The article I posted on April 2 addresses the possibility of Fannie/Freddy paying for the riskiness of their own business operations:
https://wolfstreet.com/2025/04/01/not-another-free-lunch-dont-let-fannie-and-freddie-turn-back-into-gses
The author used the FDIC as a reinsurance model and scaled it to the mortgage market. They found the fair cost of the government's guarantee is approximately 100% of these companies' profits. I.e. their total profits merely represent the gift of free reinsurance from the government to the shareholders (currently the government and the shareholders are one and the same). If you can think of a reinsurance company big enough to underwrite $7 trillion in MBSs, it would be even more expensive because they'd need to price their reinsurance to earn a competitive profit margin and mitigate the risk of a bad sequence of returns.
"Before joining AEI, Mr. Pinto was an executive vice president and chief credit officer for Fannie Mae until the late 1980s."
https://www.aei.org/profile/edward-j-pinto/His experience is wildly appropriate to the subject at hand, since he was in corporate leadership at Fannie Mae. But I disagree with the theory that anyone competing with treasury bonds needs to pay the U.S. government for how much their competition costs the government. Do banks need to pay, because they issue CDs which take away demand from Treasury bonds? What about corporate bonds, which compete with U.S. treasuries? I haven't seen this claim used anywhere, and I don't think it makes sense.
I don't think simply avoiding subprime would work to make the GSEs safe. Even with prime mortgages, it is now routine for homebuyers to put down only 3-5%. What ever happened to the traditional 20%? IDK. But with that little skin in the game, even high-credit, financially savvy buyers are incentivized by a dynamic where if the market goes up they enjoy massive leverage and if the market goes down they lose very little.
Yes, Fannie Mae's 2024 report also claims 3% (adjustable rate) or 5% (fixed) down payments. The amounts are higher for investment properties and second homes, which I think limits how much people can take advantage of the low down payments. Deciding if subsidizing home ownership is good is above my pay grade... President Bill Clinton championed it, and I haven't seen arguments against it.
https://singlefamily.fanniemae.com/media/20786/displayAn end to the mortgage subsidy would result in an end to the 15 and 30 year mortgages, much higher loan rates, and possibly a recalibration of home prices due to speculation not being as attractive. This would irritate a lot of home owning voters. Thus, a return to the pre-GFC privatized profits and socialized losses model was the only politically viable possibility for privatization.
That's a risk I haven't seen analyzed in detail. The article against it mentions costs, the article for it mentions investment returns.
The government would still stand behind Fannie Mae - it has to, with $7.7 trillion in assets. And Fannie Mae would pay for that guarantee.

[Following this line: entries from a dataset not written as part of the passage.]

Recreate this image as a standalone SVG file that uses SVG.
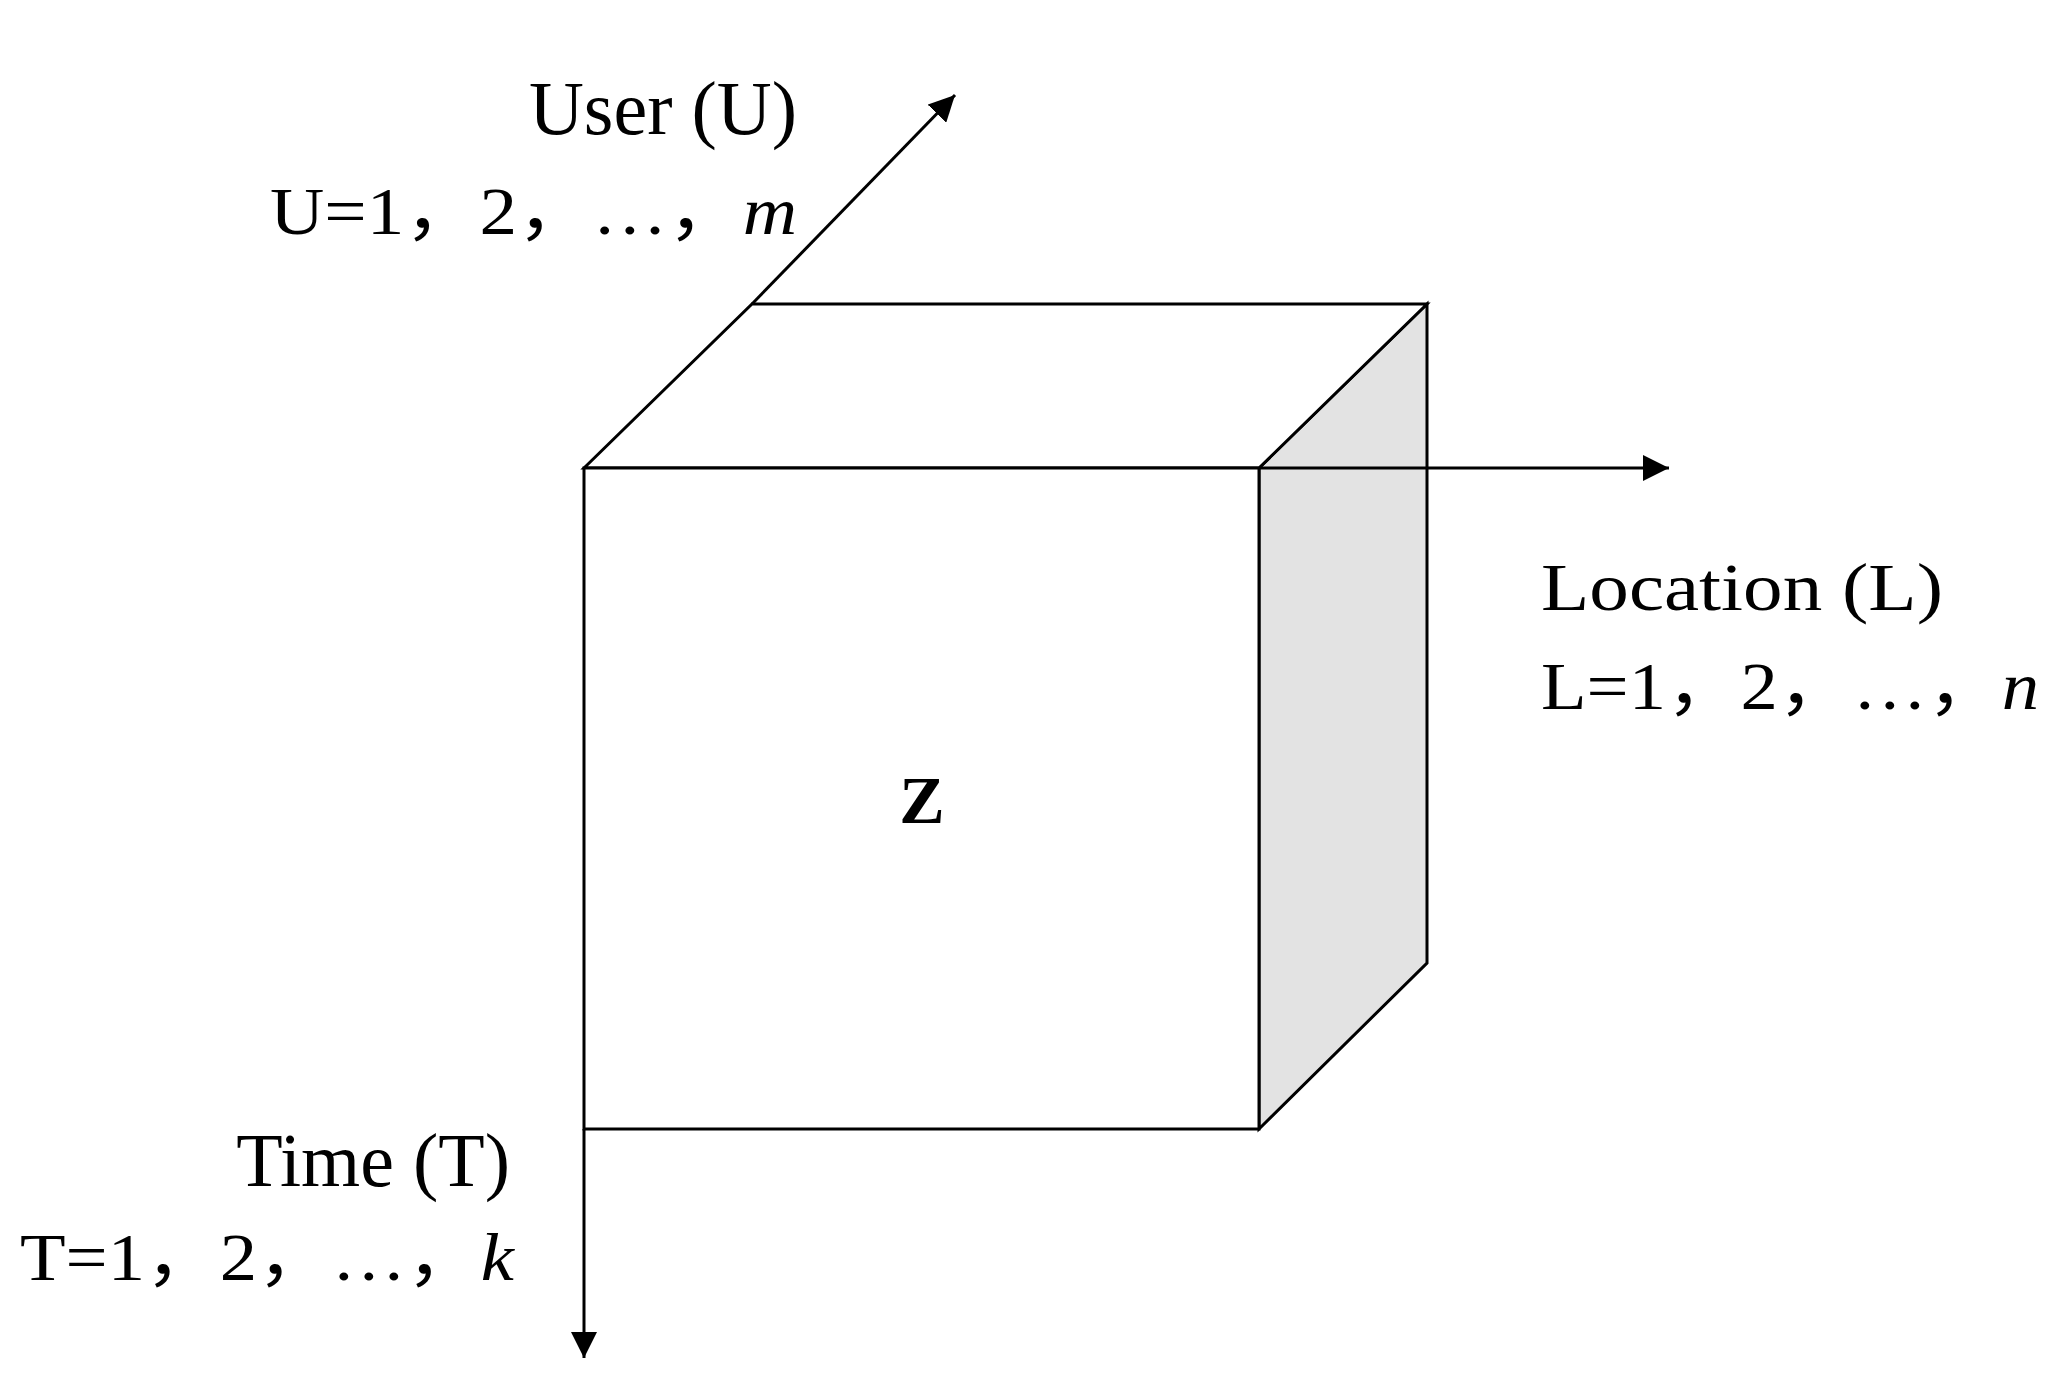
<svg xmlns="http://www.w3.org/2000/svg" width="2055" height="1396" viewBox="0 0 2055 1396">
<style>
.l{stroke:#000;stroke-width:3;fill:none}
.t{font-family:"Liberation Serif","Noto Sans CJK SC",serif;font-size:68px;fill:#000}
.big{font-size:76px}
</style>
<defs><marker id="b" viewBox="0 0 10 10" refX="10" refY="5" markerWidth="26" markerHeight="26" markerUnits="userSpaceOnUse" orient="auto"><path d="M0,0L10,5L0,10z" fill="#000"/></marker></defs>
<rect width="2055" height="1396" fill="#fff"/>
<g id="cube">
<polygon points="1259,468 1427,304 1427,963 1259,1129" class="l" style="fill:#e3e3e3"/>
<polygon points="584,468 752,304 1427,304 1259,468" class="l" style="fill:#fff"/>
<rect x="584" y="468" width="675" height="661" class="l" style="fill:#fff"/>
<text class="t" x="922" y="823" text-anchor="middle" font-weight="bold">Z</text>
</g>
<g id="connectors">
<line class="l" x1="752" y1="304" x2="955" y2="95" marker-end="url(#b)"/>
<line class="l" x1="1259" y1="468" x2="1669" y2="468" marker-end="url(#b)"/>
<line class="l" x1="584" y1="1129" x2="584" y2="1358" marker-end="url(#b)"/>
</g>
<g id="user">
<text class="t big" x="797" y="134" text-anchor="end">User (U)</text>
<text class="t" x="270" y="234" textLength="527" lengthAdjust="spacingAndGlyphs">U=1，2，…，<tspan font-style="italic">m</tspan></text>
</g>
<g id="location">
<text class="t" x="1541" y="610" textLength="402" lengthAdjust="spacingAndGlyphs">Location (L)</text>
<text class="t" x="1541" y="709" textLength="498" lengthAdjust="spacingAndGlyphs">L=1，2，…，<tspan font-style="italic">n</tspan></text>
</g>
<g id="time">
<text class="t big" x="510" y="1186" text-anchor="end">Time (T)</text>
<text class="t" x="20" y="1280" textLength="494" lengthAdjust="spacingAndGlyphs">T=1，2，…，<tspan font-style="italic">k</tspan></text>
</g>
</svg>
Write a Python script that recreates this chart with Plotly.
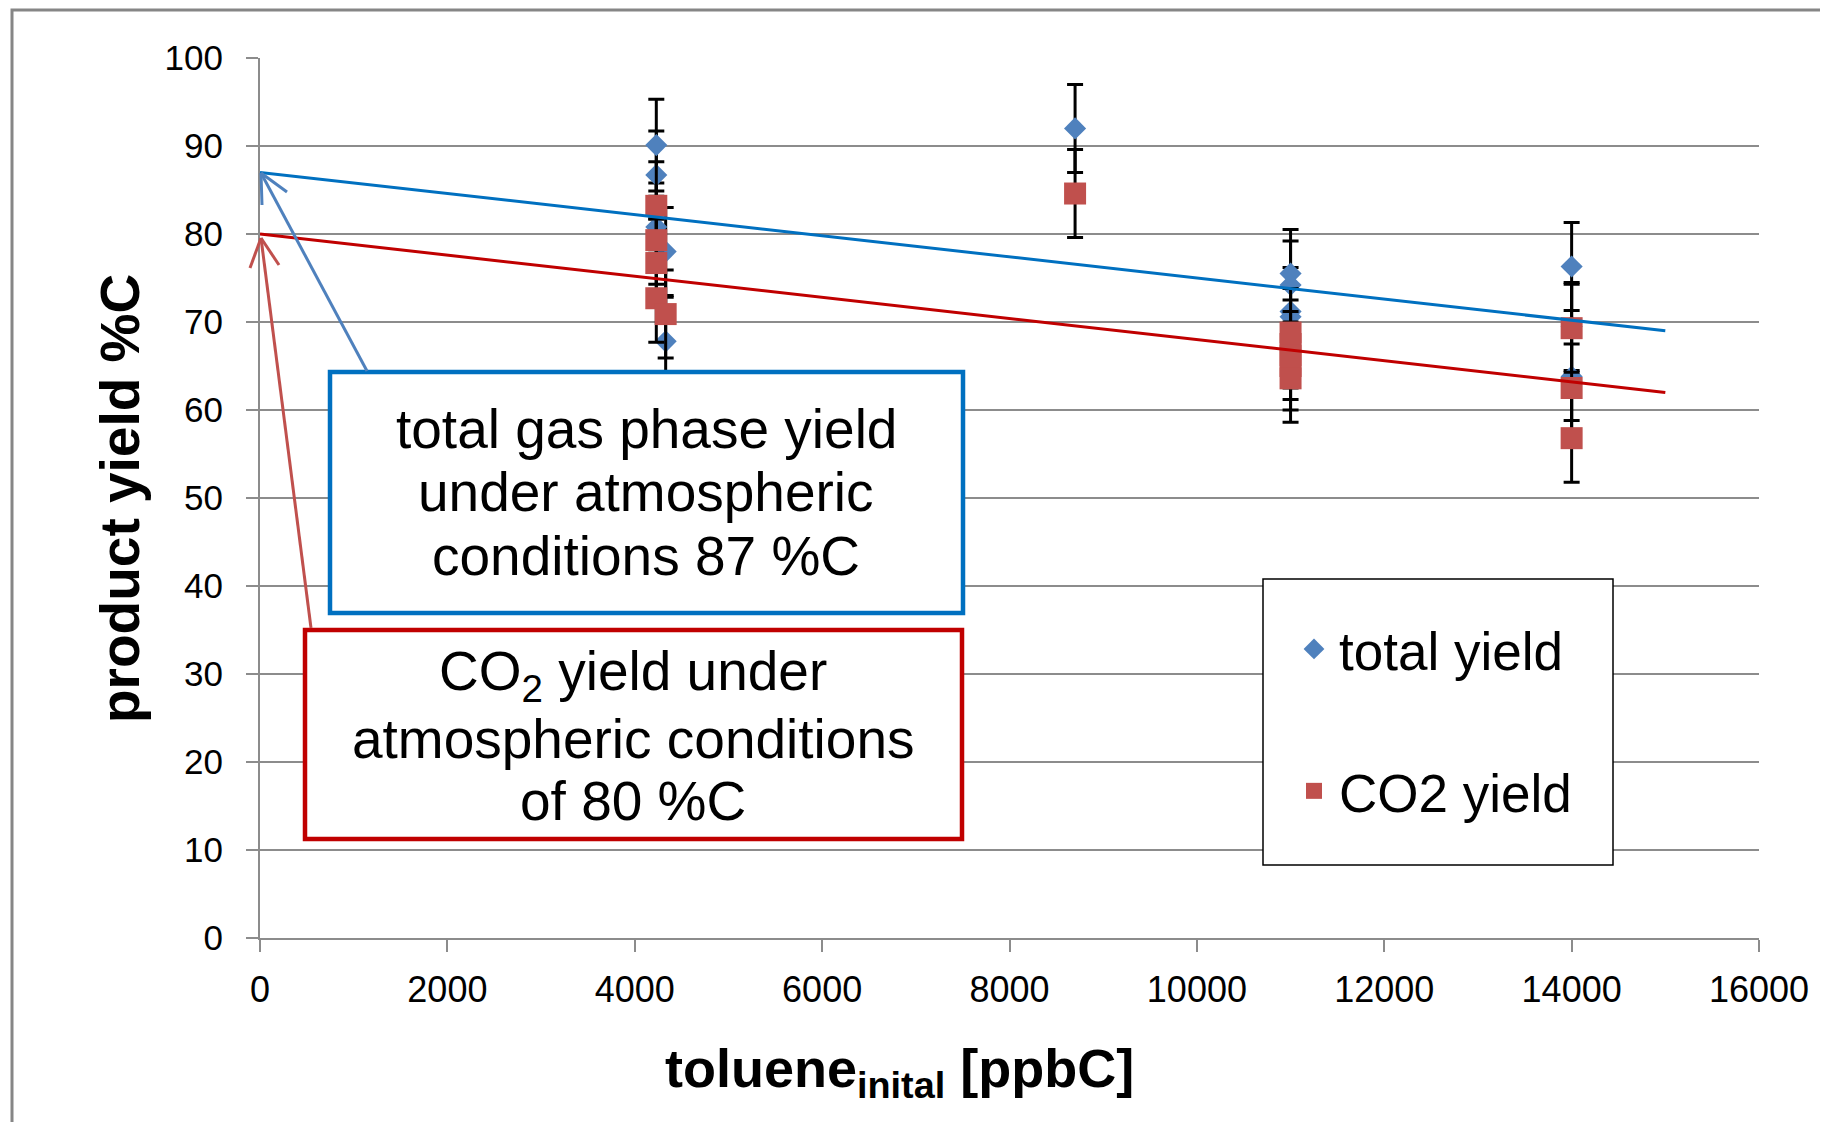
import plotly.graph_objects as go

# ---- data ----
total_x = [4230, 4230, 4230, 4330, 4330, 8700, 11000, 11000, 11000, 11000, 14000, 14000, 14000]
total_y = [90.1, 86.7, 80.8, 78.0, 67.8, 92.0, 75.5, 74.2, 71.2, 70.6, 76.3, 69.5, 63.8]
total_err = [5.2, 5.0, 5.0, 5.0, 5.0, 5.0, 5.0, 5.0, 5.0, 5.0, 5.0, 5.0, 5.0]

co2_x = [4230, 4230, 4230, 4230, 4330, 8700, 11000, 11000, 11000, 11000, 11000, 14000, 14000, 14000]
co2_y = [83.2, 79.3, 76.7, 72.7, 70.9, 84.6, 68.8, 67.5, 66.2, 65.0, 63.6, 69.3, 62.5, 56.8]
co2_err = [5.0, 5.0, 5.0, 5.0, 5.0, 5.0, 5.0, 5.0, 5.0, 5.0, 5.0, 5.0, 5.0, 5.0]

trend_x = [0, 15000]
total_trend = [87, 69]
co2_trend = [80, 62]

x_ticks = [0, 2000, 4000, 6000, 8000, 10000, 12000, 14000, 16000]
y_ticks = [0, 10, 20, 30, 40, 50, 60, 70, 80, 90, 100]

FONT = "Liberation Sans, Arial, sans-serif"
GRID = "#8C8C8C"
BLUE_M = "#4F81BD"
RED_M = "#C0504D"
BLUE_L = "#0070C0"
RED_L = "#C00000"

fig = go.Figure()

fig.add_trace(go.Scatter(
    x=total_x, y=total_y, mode="markers", name="total yield",
    legendgroup="a",
    marker=dict(symbol="diamond", size=17, color=BLUE_M, line=dict(width=0)),
    error_y=dict(type="data", array=total_err, visible=True, color="black", thickness=3, width=8),
))
fig.add_trace(go.Scatter(
    x=co2_x, y=co2_y, mode="markers", name="CO2 yield",
    legendgroup="b",
    marker=dict(symbol="square", size=22, color=RED_M, line=dict(width=0)),
    error_y=dict(type="data", array=co2_err, visible=True, color="black", thickness=3, width=8),
))
fig.add_trace(go.Scatter(x=trend_x, y=total_trend, mode="lines", showlegend=False,
                         line=dict(color=BLUE_L, width=3)))
fig.add_trace(go.Scatter(x=trend_x, y=co2_trend, mode="lines", showlegend=False,
                         line=dict(color=RED_L, width=3)))

# page body has an 8px margin: figure is sized/offset to compensate
OFF = 8
W, H = 1828 - OFF, 1122 - OFF
PX0, PX1, PY0, PY1 = 260, 1759, 58, 938   # plot area in screen pixels
L, T = PX0 - OFF, PY0 - OFF
R, B = W + OFF - PX1, H + OFF - PY1
PW, PH = PX1 - PX0, PY1 - PY0

def px(x):
    return (x - PX0) / PW

def py(y):
    return (PY1 - y) / PH

def seg(x0, y0, x1, y1, color, width):
    return dict(type="line", xref="paper", yref="paper", x0=px(x0), y0=py(y0), x1=px(x1), y1=py(y1),
                line=dict(color=color, width=width), layer="above")

shapes = [
    # outer chart border
    dict(type="rect", xref="paper", yref="paper", x0=px(12), x1=px(1900), y0=py(1200), y1=py(10),
         line=dict(color="#868686", width=3), layer="below"),
    # blue box
    dict(type="rect", xref="paper", yref="paper", x0=px(330), x1=px(963), y0=py(613), y1=py(372),
         line=dict(color=BLUE_L, width=4.5), fillcolor="white", layer="above"),
    # red box
    dict(type="rect", xref="paper", yref="paper", x0=px(305), x1=px(962), y0=py(839), y1=py(630),
         line=dict(color=RED_L, width=4.5), fillcolor="white", layer="above"),
    # legend box
    dict(type="rect", xref="paper", yref="paper", x0=px(1263), x1=px(1613), y0=py(865), y1=py(579),
         line=dict(color="black", width=1.5), fillcolor="white", layer="above"),
    # blue arrow (shaft + open head)
    seg(367, 371, 261, 173, BLUE_M, 3),
    seg(261, 173, 287, 192, BLUE_M, 3),
    seg(261, 173, 262, 205, BLUE_M, 3),
    # red arrow (shaft + open head)
    seg(311, 628, 261, 238, RED_M, 3),
    seg(261, 238, 250, 268, RED_M, 3),
    seg(261, 238, 279, 265, RED_M, 3),
]

ann = []
for txt, yy in [("total gas phase yield", 429), ("under atmospheric", 492), ("conditions 87 %C", 556)]:
    ann.append(dict(text=txt, xref="paper", yref="paper", x=px(646), y=py(yy), xanchor="center",
                    yanchor="middle", showarrow=False, font=dict(family=FONT, size=55, color="black")))
for txt, yy in [("CO<sub>2</sub> yield under", 675), ("atmospheric conditions", 739), ("of 80 %C", 801)]:
    ann.append(dict(text=txt, xref="paper", yref="paper", x=px(633), y=py(yy), xanchor="center",
                    yanchor="middle", showarrow=False, font=dict(family=FONT, size=55, color="black")))
ann.append(dict(text="<b>product yield %C</b>", xref="paper", yref="paper", x=px(120), y=py(499),
                xanchor="center", yanchor="middle", textangle=-90, showarrow=False,
                font=dict(family=FONT, size=55, color="black")))
ann.append(dict(text="<b>toluene<sub>inital</sub> [ppbC]</b>", xref="paper", yref="paper", x=px(899), y=py(1072),
                xanchor="center", yanchor="middle", showarrow=False,
                font=dict(family=FONT, size=54, color="black")))

fig.update_layout(
    width=W, height=H,
    margin=dict(l=L, r=R, t=T, b=B, pad=0),
    paper_bgcolor="white", plot_bgcolor="white",
    font=dict(family=FONT, color="black"),
    shapes=shapes,
    annotations=ann,
    showlegend=True,
    legend=dict(x=px(1289), y=py(608), xanchor="left", yanchor="top",
                bgcolor="rgba(0,0,0,0)", borderwidth=0, itemwidth=40,
                font=dict(family=FONT, size=53, color="black"),
                traceorder="grouped", tracegroupgap=70),
    xaxis=dict(range=[0, 16000], tickvals=x_ticks, ticktext=[str(v) for v in x_ticks],
               showgrid=False, zeroline=False, showline=True, linecolor=GRID, linewidth=2,
               ticks="outside", ticklen=12, tickwidth=2, tickcolor=GRID, ticklabelstandoff=7,
               tickfont=dict(family=FONT, size=36, color="black")),
    yaxis=dict(range=[0, 100], tickvals=y_ticks, ticktext=[str(v) for v in y_ticks],
               showgrid=True, gridcolor=GRID, gridwidth=2, zeroline=False,
               showline=True, linecolor=GRID, linewidth=2,
               ticks="outside", ticklen=12, tickwidth=2, tickcolor=GRID, ticklabelstandoff=16,
               tickfont=dict(family=FONT, size=35, color="black")),
)

fig.write_html("out.html")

Homeowners are very active voters, and if they hear about a change to mortgages in the U.S., I expect them to get very vocal, very quickly. That's a significant risk to this investment - the public reaction.
But if the government is going to underwrite the risk of the GSEs, why not keep them as publically owned corporations forever? At least that way their "profits" pay the government/taxpayer for the risk the government/taxpayer is taking, and eventually replenish the public coffers for the periodic catastrophic losses. There are the optics, for conservatives, of privatizing things and breaking up Big Government, but this comes at the risk of being blamed for resetting the dominoes that led to the GFC. The left, meanwhile, doesn't seem to have a coherent direction on this issue.
The article you mentioned earlier expects reinsurance of Fannie Mae's $7.7 trillion in assets would cost $4 to $24 billion/year, with the article estimating $9 billion/year. Fannie Mae's 2024 pre-tax profits were $36 billion, making the range of costs 11% to 67% of their revenue. The U.S. government would get that money, representing the risk of Fannie Mae holding $7.7 trillion in assets, and being backed by the government.
Leverage and fraud made the Great Financial Crisis (GFC) possible. Whenever subprime loans were aggregated, Moody's and S&P rated the credit risk as extremely low (AAA) - they weren't. These investments ran out of subprime loans to securitize, so they accepted anything - no income, no job, no verification. The fraud drove issuing of more subprime loans. Mix in leverage (CDOs and synthetic CDOs), and you have the GFC. Without leverage and fraud, it would have been a collapse of a small subprime mortgage market. But fraud expanded the subprime market ridiculously, and leverage made it into an economic collapse. Subprime loans, by themselves, didn't result in the GFC.